[START]

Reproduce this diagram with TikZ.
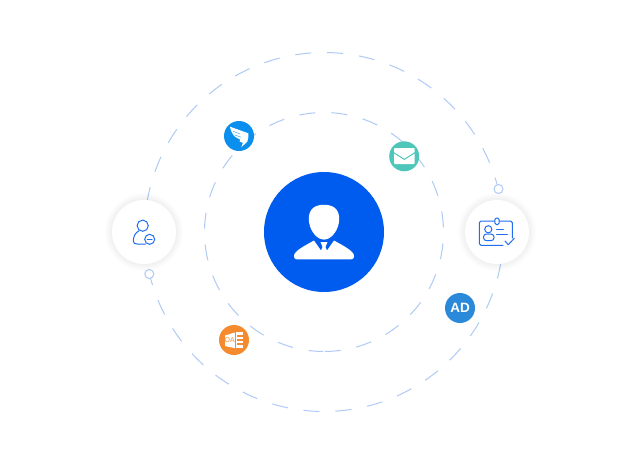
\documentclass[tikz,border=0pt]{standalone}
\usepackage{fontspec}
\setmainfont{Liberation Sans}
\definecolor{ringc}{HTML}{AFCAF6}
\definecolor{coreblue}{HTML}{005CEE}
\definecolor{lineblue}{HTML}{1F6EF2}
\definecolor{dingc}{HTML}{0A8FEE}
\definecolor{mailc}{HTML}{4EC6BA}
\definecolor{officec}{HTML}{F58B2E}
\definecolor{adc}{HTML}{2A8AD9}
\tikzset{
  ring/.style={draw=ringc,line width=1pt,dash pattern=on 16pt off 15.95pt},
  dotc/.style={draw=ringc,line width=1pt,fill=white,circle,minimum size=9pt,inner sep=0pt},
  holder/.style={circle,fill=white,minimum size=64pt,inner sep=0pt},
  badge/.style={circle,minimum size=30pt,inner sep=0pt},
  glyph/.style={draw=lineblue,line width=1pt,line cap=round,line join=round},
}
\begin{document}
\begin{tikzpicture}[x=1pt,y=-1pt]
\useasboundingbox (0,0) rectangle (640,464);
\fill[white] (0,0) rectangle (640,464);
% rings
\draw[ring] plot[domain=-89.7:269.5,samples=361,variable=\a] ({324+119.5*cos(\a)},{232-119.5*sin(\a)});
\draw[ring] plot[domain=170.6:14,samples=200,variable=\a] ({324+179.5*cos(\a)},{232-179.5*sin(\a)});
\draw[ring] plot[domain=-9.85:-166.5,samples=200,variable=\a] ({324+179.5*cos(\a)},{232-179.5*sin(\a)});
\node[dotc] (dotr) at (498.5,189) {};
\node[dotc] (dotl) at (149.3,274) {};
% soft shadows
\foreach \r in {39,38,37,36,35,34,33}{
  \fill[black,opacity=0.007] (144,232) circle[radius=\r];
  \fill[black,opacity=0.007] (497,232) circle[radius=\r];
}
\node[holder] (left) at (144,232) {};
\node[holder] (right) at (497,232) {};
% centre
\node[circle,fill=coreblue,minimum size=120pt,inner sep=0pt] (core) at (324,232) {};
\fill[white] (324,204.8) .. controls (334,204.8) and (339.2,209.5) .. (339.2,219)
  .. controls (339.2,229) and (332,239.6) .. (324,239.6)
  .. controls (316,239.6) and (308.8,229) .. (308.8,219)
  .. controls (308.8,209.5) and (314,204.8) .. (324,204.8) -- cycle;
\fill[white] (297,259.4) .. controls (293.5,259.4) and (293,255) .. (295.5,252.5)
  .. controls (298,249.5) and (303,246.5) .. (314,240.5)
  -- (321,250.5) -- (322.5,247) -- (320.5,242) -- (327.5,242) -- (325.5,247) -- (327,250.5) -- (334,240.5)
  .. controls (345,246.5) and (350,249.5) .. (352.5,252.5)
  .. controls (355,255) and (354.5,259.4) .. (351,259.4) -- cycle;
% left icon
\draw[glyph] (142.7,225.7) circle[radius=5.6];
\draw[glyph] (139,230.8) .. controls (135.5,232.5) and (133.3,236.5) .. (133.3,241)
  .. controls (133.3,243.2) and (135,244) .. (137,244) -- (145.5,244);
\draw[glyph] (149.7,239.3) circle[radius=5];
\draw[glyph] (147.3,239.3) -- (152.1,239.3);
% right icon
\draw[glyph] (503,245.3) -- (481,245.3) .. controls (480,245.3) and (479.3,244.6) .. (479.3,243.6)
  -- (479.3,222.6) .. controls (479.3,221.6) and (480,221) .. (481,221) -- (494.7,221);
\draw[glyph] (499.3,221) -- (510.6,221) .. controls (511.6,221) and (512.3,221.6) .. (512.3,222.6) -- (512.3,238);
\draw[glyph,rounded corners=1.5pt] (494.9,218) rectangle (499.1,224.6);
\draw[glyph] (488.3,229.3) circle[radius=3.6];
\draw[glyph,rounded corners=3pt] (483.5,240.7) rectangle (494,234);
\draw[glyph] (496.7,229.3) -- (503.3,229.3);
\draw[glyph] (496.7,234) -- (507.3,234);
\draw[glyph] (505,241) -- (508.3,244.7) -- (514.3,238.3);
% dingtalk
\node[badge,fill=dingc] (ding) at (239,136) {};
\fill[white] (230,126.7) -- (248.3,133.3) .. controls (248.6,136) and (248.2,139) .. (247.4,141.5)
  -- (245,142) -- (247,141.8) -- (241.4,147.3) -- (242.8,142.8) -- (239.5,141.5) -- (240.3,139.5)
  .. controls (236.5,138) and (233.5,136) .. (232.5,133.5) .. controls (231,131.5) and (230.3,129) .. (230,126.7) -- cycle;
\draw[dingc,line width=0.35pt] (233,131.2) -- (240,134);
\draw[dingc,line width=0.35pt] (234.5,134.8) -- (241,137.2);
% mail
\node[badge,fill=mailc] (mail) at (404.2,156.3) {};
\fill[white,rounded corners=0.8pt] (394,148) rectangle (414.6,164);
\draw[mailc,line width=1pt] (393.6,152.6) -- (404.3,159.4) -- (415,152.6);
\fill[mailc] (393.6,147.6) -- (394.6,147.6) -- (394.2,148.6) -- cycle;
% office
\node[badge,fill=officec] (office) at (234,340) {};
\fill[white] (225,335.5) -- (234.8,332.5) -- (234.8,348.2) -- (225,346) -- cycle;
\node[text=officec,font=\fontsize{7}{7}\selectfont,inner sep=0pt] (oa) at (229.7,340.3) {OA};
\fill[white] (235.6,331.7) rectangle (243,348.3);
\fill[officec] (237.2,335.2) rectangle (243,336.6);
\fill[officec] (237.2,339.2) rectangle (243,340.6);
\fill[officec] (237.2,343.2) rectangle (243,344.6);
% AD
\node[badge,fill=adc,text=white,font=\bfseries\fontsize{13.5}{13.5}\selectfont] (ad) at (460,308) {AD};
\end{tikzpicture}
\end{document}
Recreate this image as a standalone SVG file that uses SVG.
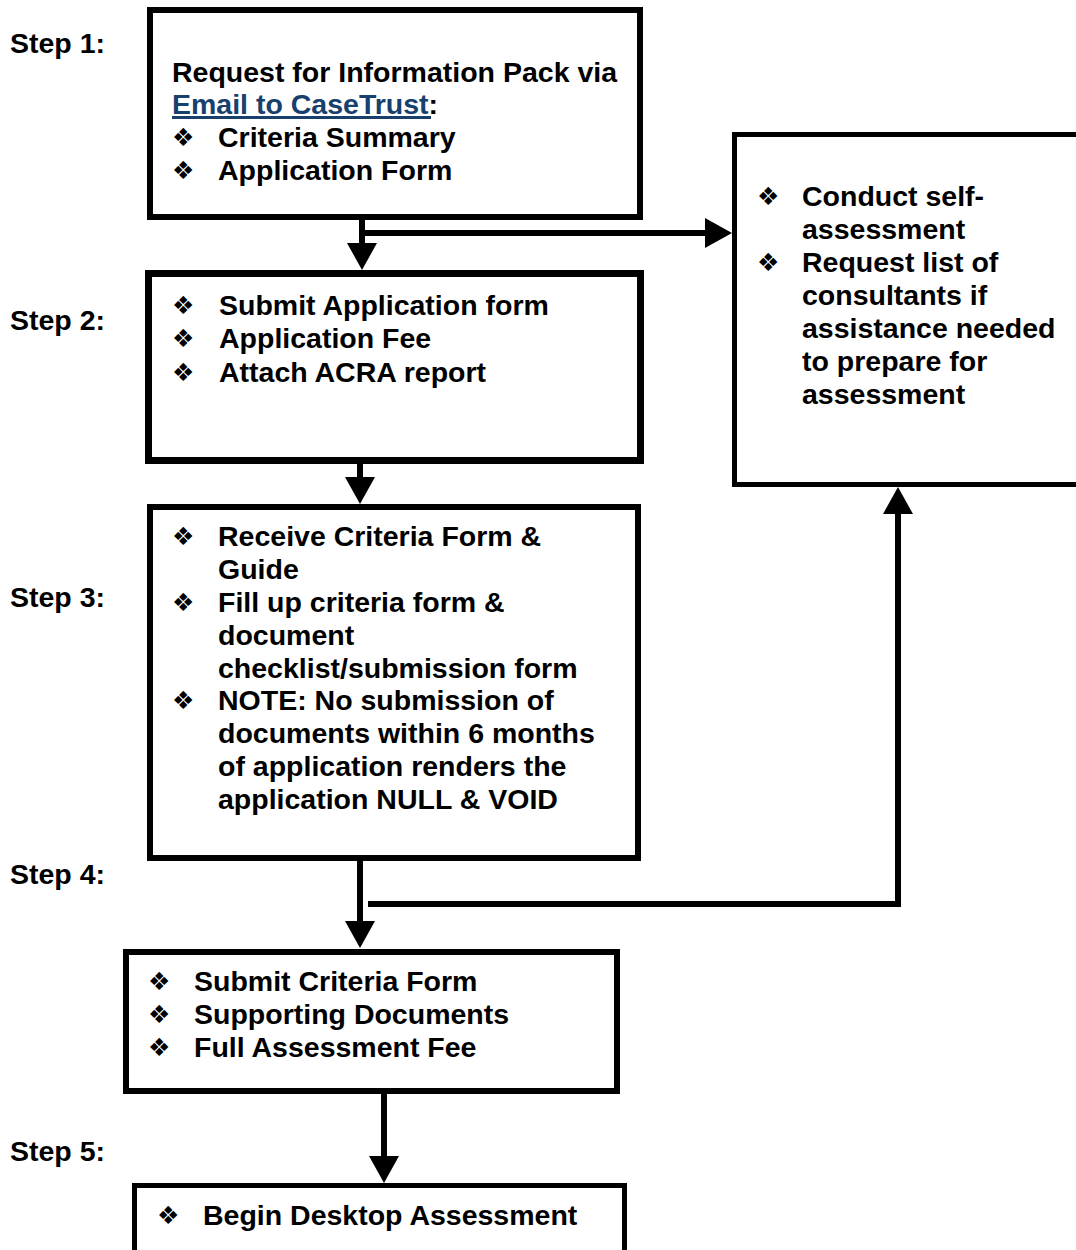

[END]

— What you should do —
Every line of the material is to be quoted exactly, with no pictures carried over.

— Solution to this task —
Reproduce this diagram with TikZ.
\documentclass[tikz,border=0pt]{standalone}
\usepackage{fontspec}
\setmainfont{Liberation Sans}
\definecolor{ringc}{HTML}{AFCAF6}
\definecolor{coreblue}{HTML}{005CEE}
\definecolor{lineblue}{HTML}{1F6EF2}
\definecolor{dingc}{HTML}{0A8FEE}
\definecolor{mailc}{HTML}{4EC6BA}
\definecolor{officec}{HTML}{F58B2E}
\definecolor{adc}{HTML}{2A8AD9}
\tikzset{
  ring/.style={draw=ringc,line width=1pt,dash pattern=on 16pt off 15.95pt},
  dotc/.style={draw=ringc,line width=1pt,fill=white,circle,minimum size=9pt,inner sep=0pt},
  holder/.style={circle,fill=white,minimum size=64pt,inner sep=0pt},
  badge/.style={circle,minimum size=30pt,inner sep=0pt},
  glyph/.style={draw=lineblue,line width=1pt,line cap=round,line join=round},
}
\begin{document}
\begin{tikzpicture}[x=1pt,y=-1pt]
\useasboundingbox (0,0) rectangle (640,464);
\fill[white] (0,0) rectangle (640,464);
% rings
\draw[ring] plot[domain=-89.7:269.5,samples=361,variable=\a] ({324+119.5*cos(\a)},{232-119.5*sin(\a)});
\draw[ring] plot[domain=170.6:14,samples=200,variable=\a] ({324+179.5*cos(\a)},{232-179.5*sin(\a)});
\draw[ring] plot[domain=-9.85:-166.5,samples=200,variable=\a] ({324+179.5*cos(\a)},{232-179.5*sin(\a)});
\node[dotc] (dotr) at (498.5,189) {};
\node[dotc] (dotl) at (149.3,274) {};
% soft shadows
\foreach \r in {39,38,37,36,35,34,33}{
  \fill[black,opacity=0.007] (144,232) circle[radius=\r];
  \fill[black,opacity=0.007] (497,232) circle[radius=\r];
}
\node[holder] (left) at (144,232) {};
\node[holder] (right) at (497,232) {};
% centre
\node[circle,fill=coreblue,minimum size=120pt,inner sep=0pt] (core) at (324,232) {};
\fill[white] (324,204.8) .. controls (334,204.8) and (339.2,209.5) .. (339.2,219)
  .. controls (339.2,229) and (332,239.6) .. (324,239.6)
  .. controls (316,239.6) and (308.8,229) .. (308.8,219)
  .. controls (308.8,209.5) and (314,204.8) .. (324,204.8) -- cycle;
\fill[white] (297,259.4) .. controls (293.5,259.4) and (293,255) .. (295.5,252.5)
  .. controls (298,249.5) and (303,246.5) .. (314,240.5)
  -- (321,250.5) -- (322.5,247) -- (320.5,242) -- (327.5,242) -- (325.5,247) -- (327,250.5) -- (334,240.5)
  .. controls (345,246.5) and (350,249.5) .. (352.5,252.5)
  .. controls (355,255) and (354.5,259.4) .. (351,259.4) -- cycle;
% left icon
\draw[glyph] (142.7,225.7) circle[radius=5.6];
\draw[glyph] (139,230.8) .. controls (135.5,232.5) and (133.3,236.5) .. (133.3,241)
  .. controls (133.3,243.2) and (135,244) .. (137,244) -- (145.5,244);
\draw[glyph] (149.7,239.3) circle[radius=5];
\draw[glyph] (147.3,239.3) -- (152.1,239.3);
% right icon
\draw[glyph] (503,245.3) -- (481,245.3) .. controls (480,245.3) and (479.3,244.6) .. (479.3,243.6)
  -- (479.3,222.6) .. controls (479.3,221.6) and (480,221) .. (481,221) -- (494.7,221);
\draw[glyph] (499.3,221) -- (510.6,221) .. controls (511.6,221) and (512.3,221.6) .. (512.3,222.6) -- (512.3,238);
\draw[glyph,rounded corners=1.5pt] (494.9,218) rectangle (499.1,224.6);
\draw[glyph] (488.3,229.3) circle[radius=3.6];
\draw[glyph,rounded corners=3pt] (483.5,240.7) rectangle (494,234);
\draw[glyph] (496.7,229.3) -- (503.3,229.3);
\draw[glyph] (496.7,234) -- (507.3,234);
\draw[glyph] (505,241) -- (508.3,244.7) -- (514.3,238.3);
% dingtalk
\node[badge,fill=dingc] (ding) at (239,136) {};
\fill[white] (230,126.7) -- (248.3,133.3) .. controls (248.6,136) and (248.2,139) .. (247.4,141.5)
  -- (245,142) -- (247,141.8) -- (241.4,147.3) -- (242.8,142.8) -- (239.5,141.5) -- (240.3,139.5)
  .. controls (236.5,138) and (233.5,136) .. (232.5,133.5) .. controls (231,131.5) and (230.3,129) .. (230,126.7) -- cycle;
\draw[dingc,line width=0.35pt] (233,131.2) -- (240,134);
\draw[dingc,line width=0.35pt] (234.5,134.8) -- (241,137.2);
% mail
\node[badge,fill=mailc] (mail) at (404.2,156.3) {};
\fill[white,rounded corners=0.8pt] (394,148) rectangle (414.6,164);
\draw[mailc,line width=1pt] (393.6,152.6) -- (404.3,159.4) -- (415,152.6);
\fill[mailc] (393.6,147.6) -- (394.6,147.6) -- (394.2,148.6) -- cycle;
% office
\node[badge,fill=officec] (office) at (234,340) {};
\fill[white] (225,335.5) -- (234.8,332.5) -- (234.8,348.2) -- (225,346) -- cycle;
\node[text=officec,font=\fontsize{7}{7}\selectfont,inner sep=0pt] (oa) at (229.7,340.3) {OA};
\fill[white] (235.6,331.7) rectangle (243,348.3);
\fill[officec] (237.2,335.2) rectangle (243,336.6);
\fill[officec] (237.2,339.2) rectangle (243,340.6);
\fill[officec] (237.2,343.2) rectangle (243,344.6);
% AD
\node[badge,fill=adc,text=white,font=\bfseries\fontsize{13.5}{13.5}\selectfont] (ad) at (460,308) {AD};
\end{tikzpicture}
\end{document}
Recreate this image as a standalone SVG file that uses SVG.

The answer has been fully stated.